If you scrounge around for a desktop PC with an overpriced sound card (even an SB audigy) and compensate for published frequency response of your mic, and use a good mic amp if it needs one, you can probably get 30-17000Hz dialed in +/- half a db of flat. Also, check your numbers with the doors closed and windows up vs. a window open - makes a huge diff in the highs, since glass is so reflective. At high SPL it can totally change the loading of bass enclosures too, driving an enclosed cabin vs. an open one - due to the lack of parallel surfaces in a cabin, this tends to frequency-shift the harmonics of a ported enclosure, rather than contribute to standing waves.
 
oh, a bit more on the above - if the windows open vs. closed does make a diff for your application, compromise based on how you drive/listen. Same goes for SPL vs. bass harmonic frequencies - see if you can measure anything at your typical highway driving SPL (I assume you turn it up to compensate for wind noise).
 
Wow, that sail did come out nice :eek:
A vocal mic should be pretty flat across 300-3000Hz, but outside of that who knows. The nicer ones sometimes have specs available if you want to make corrections from the graph. also, the mic amplifier you use could make a big difference, especially for a mic that needs phantom power (check the details on your mic). Lastly, I think the analog to digital conversion in a laptop is likely the biggest limitation.

If you scrounge around for a desktop PC with an overpriced sound card (even an SB audigy) and compensate for published frequency response of your mic, and use a good mic amp if it needs one, you can probably get 30-17000Hz dialed in +/- half a db of flat. Also, check your numbers with the doors closed and windows up vs. a window open - makes a huge diff in the highs, since glass is so reflective. At high SPL it can totally change the loading of bass enclosures too, driving an enclosed cabin vs. an open one - due to the lack of parallel surfaces in a cabin, this tends to frequency-shift the harmonics of a ported enclosure, rather than contribute to standing waves.

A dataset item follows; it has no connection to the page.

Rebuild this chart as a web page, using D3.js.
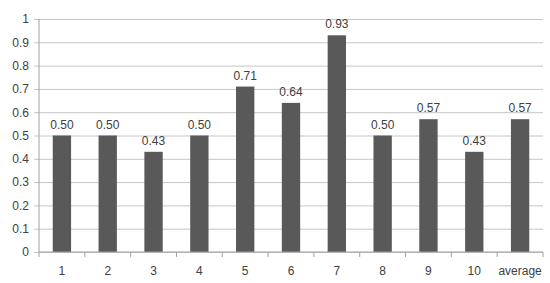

Thanks, I suspected it was something like that. I have an M-Audio "Audiophile 2496" in my workstation but I'm not going to drag that out to the bay. Next time I'm in a big city I'm going to find a pro shop and have them dial it in for me.
 
Thats not a proper car install. Have a look at some of these are proper car installs. Especially this one, which is over 10 years old and can still pump over 156db with 12 18" subs.
 
I don't think Rage was going for that kind of over the top install, but those links are seriously impressive. If you read the thread, you'll see that this is his daily driver, not a competition vehicle.